A menudo se han privilegiado capítulos
concretos sobre un todo narrativo que siempre fue percibido como caótico y
fragmentario por la crítica más conservadora. Es comprensible que, entre todos
los capítulos del libro, la serie “Ella cantaba boleros”, donde se narra la
historia truncada de La Estrella, una cantante de cualidades hiperbólicas,
deslumbre con su descripción excesiva y sentimental del submundo nocturno de clubes
y cabarets. Por otra parte, “La casa de los espejos”, sobre el encuentro en dos
tiempos del narrador con una pareja de modelos cubanas cuyo desparpajo verbal solo es
superado por su exuberante belleza y artificio cosmético, es uno de los relatos
más complejos y técnicamente impecables de cuantos escribiera Cabrera Infante.
Pero Tres
tristes tigres no sería una ficción suprema sin esa “Bachata” final que
funciona como cuadratura espectacular de la trama caleidoscópica de este irónico
remake de La dolce vita felliniana.

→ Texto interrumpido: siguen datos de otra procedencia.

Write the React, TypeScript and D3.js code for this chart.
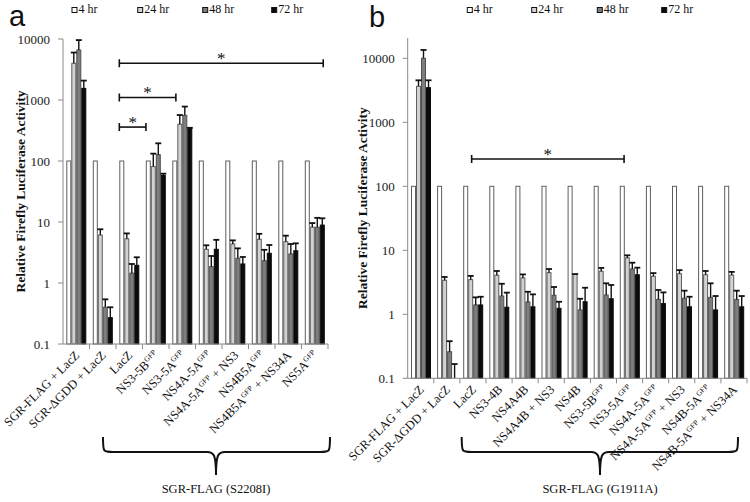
import React from "react";
import * as d3 from "d3";

// ---------- shared ----------
const seriesLabels = ["4 hr", "24 hr", "48 hr", "72 hr"];
const seriesFill = ["#ffffff", "#d2d2d2", "#7e7e7e", "#0b0b0b"];
const seriesStroke = ["#5e5e5e", "#5e5e5e", "#505050", "#0b0b0b"];
const yTicks = [0.1, 1, 10, 100, 1000, 10000];
const yTickLabels = ["0.1", "1", "10", "100", "1000", "10000"];
const yTitle = "Relative Firefly Luciferase Activity";

// ---------- panel a ----------
const categoriesA = [
  "SGR-FLAG + LacZ",
  "SGR-\u0394GDD + LacZ",
  "LacZ",
  "NS3-5B{GFP}",
  "NS3-5A{GFP}",
  "NS4A-5A{GFP}",
  "NS4A-5A{GFP} + NS3",
  "NS4B5A{GFP}",
  "NS4B5A{GFP} + NS34A",
  "NS5A{GFP}",
];
const hr4A = [100, 100, 100, 100, 100, 100, 100, 100, 100, 100];
const hr24A = [4000, 6.1, 5.3, 81, 400, 3.57, 4.36, 5.2, 4.75, 8.2];
const hr48A = [6600, 0.4, 1.45, 127, 560, 1.85, 2.54, 2.32, 2.99, 8.2];
const hr72A = [1550, 0.27, 1.95, 58, 340, 3.57, 2.05, 3.07, 3.38, 8.9];
const err24A = [6000, 7.6, 6.5, 132, 567, 4.15, 5.0, 6.4, 5.97, 9.6];
const err48A = [9600, 0.54, 2.05, 195, 780, 2.77, 3.7, 3.5, 4.36, 11.7];
const err72A = [2080, 0.4, 2.64, 62, 350, 5.1, 2.67, 4.2, 4.47, 11.5];
// significance brackets: [start category position, end category position, height value]
const bracketsA = [
  [2.125, 9.82, 4000],
  [2.125, 4.26, 1100],
  [2.125, 3.13, 360],
];
const groupLabelA = "SGR-FLAG (S2208I)";

// ---------- panel b ----------
const categoriesB = [
  "SGR-FLAG + LacZ",
  "SGR-\u0394GDD + LacZ",
  "LacZ",
  "NS3-4B",
  "NS4A4B",
  "NS4A4B + NS3",
  "NS4B",
  "NS3-5B{GFP}",
  "NS3-5A{GFP}",
  "NS4A-5A{GFP}",
  "NS4A-5A{GFP} + NS3",
  "NS4B-5A{GFP}",
  "NS4B-5A{GFP} + NS34A",
];
const hr4B = [100, 100, 100, 100, 100, 100, 100, 100, 100, 100, 100, 100, 100];
const hr24B = [3650, 3.4, 3.48, 4.07, 3.7, 4.47, 4.2, 4.7, 7.6, 3.93, 4.3, 4.15, 4.1];
const hr48B = [10000, 0.26, 1.4, 1.93, 1.56, 1.98, 1.17, 2.0, 5.1, 1.71, 1.78, 1.84, 1.71];
const hr72B = [3480, 0.1, 1.4, 1.29, 1.31, 1.24, 1.57, 1.75, 4.15, 1.47, 1.31, 1.17, 1.31];
const err24B = [4530, 3.83, 3.98, 4.75, 4.2, 5.1, 4.25, 5.3, 8.35, 4.4, 4.9, 4.75, 4.6];
const err48B = [13500, 0.38, 1.84, 3.0, 2.25, 2.67, 1.75, 3.05, 6.4, 2.4, 2.34, 3.05, 2.34];
const err72B = [4530, 0.167, 1.88, 2.18, 2.05, 1.57, 2.6, 2.87, 5.35, 2.2, 1.88, 1.93, 1.93];
const bracketsB = [[2.45, 8.29, 267]];
const groupLabelB = "SGR-FLAG (G1911A)";

const SERIF = "'Liberation Serif', 'Times New Roman', serif";
const SANS = "'Liberation Sans', Arial, sans-serif";
const LABEL_SIZE = 12.5;
const SUP_SIZE = 7.5;

function parseLabel(s: string) {
  const parts: { t: string; sup: boolean }[] = [];
  const re = /\{([^}]*)\}/g;
  let last = 0;
  let m;
  while ((m = re.exec(s)) !== null) {
    if (m.index > last) parts.push({ t: s.slice(last, m.index), sup: false });
    parts.push({ t: m[1], sup: true });
    last = m.index + m[0].length;
  }
  if (last < s.length) parts.push({ t: s.slice(last), sup: false });
  return parts;
}

function LabelText({ label, x, y }: { label: string; x: number; y: number }) {
  const parts = parseLabel(label);
  let shifted = false;
  return (
    <text
      transform={`translate(${x},${y}) rotate(-45)`}
      textAnchor="end"
      fontFamily={SERIF}
      fontSize={LABEL_SIZE}
      fill="#111"
    >
      {parts.map((p, i) => {
        let dy: number | undefined = undefined;
        if (p.sup && !shifted) {
          dy = -4.5;
          shifted = true;
        } else if (!p.sup && shifted) {
          dy = 4.5;
          shifted = false;
        }
        return (
          <tspan key={i} dy={dy} fontSize={p.sup ? SUP_SIZE : LABEL_SIZE}>
            {p.t}
          </tspan>
        );
      })}
    </text>
  );
}

type PanelProps = {
  letter: string;
  letterX: number;
  letterY: number;
  categories: string[];
  series: number[][];
  errs: (number[] | null)[];
  brackets: number[][];
  groupLabel: string;
  x0: number;
  x1: number;
  yMin: number; // pixel for 0.1
  yMax: number; // pixel for 10000
  axisTop: number;
  legendX: number[];
  titleX: number;
  braceX: [number, number];
  braceMidX: number;
};

function Panel(p: PanelProps) {
  const y = d3.scaleLog().domain([0.1, 10000]).range([p.yMin, p.yMax]);
  const x = d3
    .scaleBand<number>()
    .domain(p.categories.map((_, i) => i))
    .range([p.x0, p.x1])
    .paddingInner(0)
    .paddingOuter(0);
  const bw = x.bandwidth();
  const xs = d3
    .scaleBand<number>()
    .domain([0, 1, 2, 3])
    .range([3.3, 23.3])
    .padding(0);
  const barW = xs.bandwidth();
  const posX = (pos: number) => p.x0 + pos * bw;

  const base = 0.1;
  const titleY = (p.axisTop + p.yMin) / 2;

  const [bx1, bx2] = p.braceX;
  const bTop = 437;
  const bMid = 452;
  const bTip = 475;
  const bm = p.braceMidX;
  const bracePath =
    `M${bx1},${bTop} C${bx1},${bMid} ${bx1},${bMid} ${bx1 + 10},${bMid} ` +
    `L${bm - 9},${bMid} C${bm - 2},${bMid} ${bm},${bMid + 3} ${bm},${bTip} ` +
    `M${bx2},${bTop} C${bx2},${bMid} ${bx2},${bMid} ${bx2 - 10},${bMid} ` +
    `L${bm + 9},${bMid} C${bm + 2},${bMid} ${bm},${bMid + 3} ${bm},${bTip}`;

  return (
    <g>
      {/* panel letter */}
      <text x={p.letterX} y={p.letterY} fontFamily={SANS} fontSize={29} fill="#111">
        {p.letter}
      </text>
      {/* legend */}
      {seriesLabels.map((s, i) => (
        <g key={s}>
          <rect
            x={p.legendX[i]}
            y={7.5}
            width={5}
            height={5}
            fill={seriesFill[i]}
            stroke="#111"
            strokeWidth={1}
          />
          <text x={p.legendX[i] + 6.5} y={12.8} fontFamily={SERIF} fontSize={12} fill="#111">
            {s}
          </text>
        </g>
      ))}
      {/* y axis title */}
      <text
        transform={`translate(${p.titleX},${titleY}) rotate(-90)`}
        textAnchor="middle"
        fontFamily={SERIF}
        fontWeight="bold"
        fontSize={13.5}
        fill="#111"
      >
        {yTitle}
      </text>
      {/* y axis */}
      <line x1={p.x0} x2={p.x0} y1={p.axisTop} y2={p.yMin} stroke="#8a8a8a" strokeWidth={1} />
      {yTicks.map((t, i) => (
        <g key={t}>
          <line x1={p.x0 - 5} x2={p.x0} y1={y(t)} y2={y(t)} stroke="#8a8a8a" strokeWidth={1} />
          <text
            x={p.x0 - 13}
            y={y(t) + 4.5}
            textAnchor="end"
            fontFamily={SERIF}
            fontSize={13}
            fill="#222"
          >
            {yTickLabels[i]}
          </text>
        </g>
      ))}
      {/* bars */}
      {p.categories.map((_, ci) =>
        p.series.map((vals, si) => {
          const v = vals[ci];
          const top = y(Math.max(v, base));
          const h = y(base) - top;
          if (h < 0.5) return null;
          const bx = (x(ci) as number) + (xs(si) as number);
          return (
            <rect
              key={`b${ci}-${si}`}
              x={bx + 0.5}
              y={top}
              width={barW - 1}
              height={h}
              fill={seriesFill[si]}
              stroke={seriesStroke[si]}
              strokeWidth={1}
            />
          );
        })
      )}
      {/* error bars */}
      {p.categories.map((_, ci) =>
        p.errs.map((ev, si) => {
          if (!ev) return null;
          const v = p.series[si][ci];
          const e = ev[ci];
          const cx = (x(ci) as number) + (xs(si) as number) + barW / 2;
          const y1 = y(Math.max(v, base));
          const y2 = y(e);
          return (
            <g key={`e${ci}-${si}`} stroke="#111" strokeWidth={1.4}>
              <line x1={cx} x2={cx} y1={y1} y2={y2} />
              <line x1={cx - 3} x2={cx + 3} y1={y2} y2={y2} strokeWidth={1.8} />
            </g>
          );
        })
      )}
      {/* x axis */}
      <line x1={p.x0} x2={p.x1} y1={p.yMin} y2={p.yMin} stroke="#8a8a8a" strokeWidth={1} />
      {p.categories.map((_, ci) => (
        <line
          key={`t${ci}`}
          x1={(x(ci) as number) + bw}
          x2={(x(ci) as number) + bw}
          y1={p.yMin}
          y2={p.yMin + 5}
          stroke="#8a8a8a"
          strokeWidth={1}
        />
      ))}
      {p.categories.map((c, ci) => (
        <LabelText key={`l${ci}`} label={c} x={(x(ci) as number) + bw / 2 + 4} y={p.yMin + 12} />
      ))}
      {/* significance brackets */}
      {p.brackets.map(([a, b, v], i) => {
        const xa = posX(a);
        const xb = posX(b);
        const yy = y(v);
        return (
          <g key={`s${i}`} stroke="#111" strokeWidth={1.6}>
            <line x1={xa} x2={xb} y1={yy} y2={yy} />
            <line x1={xa} x2={xa} y1={yy - 4} y2={yy + 4} />
            <line x1={xb} x2={xb} y1={yy - 4} y2={yy + 4} />
            <text
              x={(xa + xb) / 2}
              y={yy + 1}
              textAnchor="middle"
              fontFamily={SERIF}
              fontSize={17}
              stroke="none"
              fill="#111"
            >
              *
            </text>
          </g>
        );
      })}
      {/* brace */}
      <path d={bracePath} fill="none" stroke="#111" strokeWidth={2} />
      <text x={bm} y={493} textAnchor="middle" fontFamily={SERIF} fontSize={12.5} fill="#111">
        {p.groupLabel}
      </text>
    </g>
  );
}

export default function App() {
  return (
    <svg
      width={750}
      height={502}
      viewBox="0 0 750 502"
      style={{ position: "absolute", left: 0, top: 0, background: "#fff" }}
    >
      <rect x={0} y={0} width={750} height={502} fill="#fff" />
      <Panel
        letter="a"
        letterX={9}
        letterY={26}
        categories={categoriesA}
        series={[hr4A, hr24A, hr48A, hr72A]}
        errs={[null, err24A, err48A, err72A]}
        brackets={bracketsA}
        groupLabel={groupLabelA}
        x0={63}
        x1={328}
        yMin={344}
        yMax={39}
        axisTop={39}
        legendX={[72, 137.7, 202.7, 271.7]}
        titleX={25}
        braceX={[103, 330]}
        braceMidX={216}
      />
      <Panel
        letter="b"
        letterX={369}
        letterY={27}
        categories={categoriesB}
        series={[hr4B, hr24B, hr48B, hr72B]}
        errs={[null, err24B, err48B, err72B]}
        brackets={bracketsB}
        groupLabel={groupLabelB}
        x0={407.7}
        x1={747}
        yMin={378.3}
        yMax={58.3}
        axisTop={38}
        legendX={[467.3, 531.7, 597.3, 661.7]}
        titleX={367}
        braceX={[461.7, 738]}
        braceMidX={600}
      />
    </svg>
  );
}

Un alucinante viaje en coche por La
Habana, durante una tarde y una noche que se prolongan hasta el amanecer
tropical, de dos amigos (Silvestre y Arsenio) que mantienen uno de los diálogos
más digresivos y divertidos de la historia de la literatura, mientras desfilan,
interminables, los bares, las amigas, los chistes, las bromas, las
confidencias, los recuerdos, las alusiones, con la tristeza y la nostalgia como
ruido de fondo de todo el humor desplegado. La tristeza por una juventud cuyo
esplendor se desvanece sin remedio y la nostalgia por una ciudad fastuosa que,
después de la revolución, nunca volverá a ser la misma.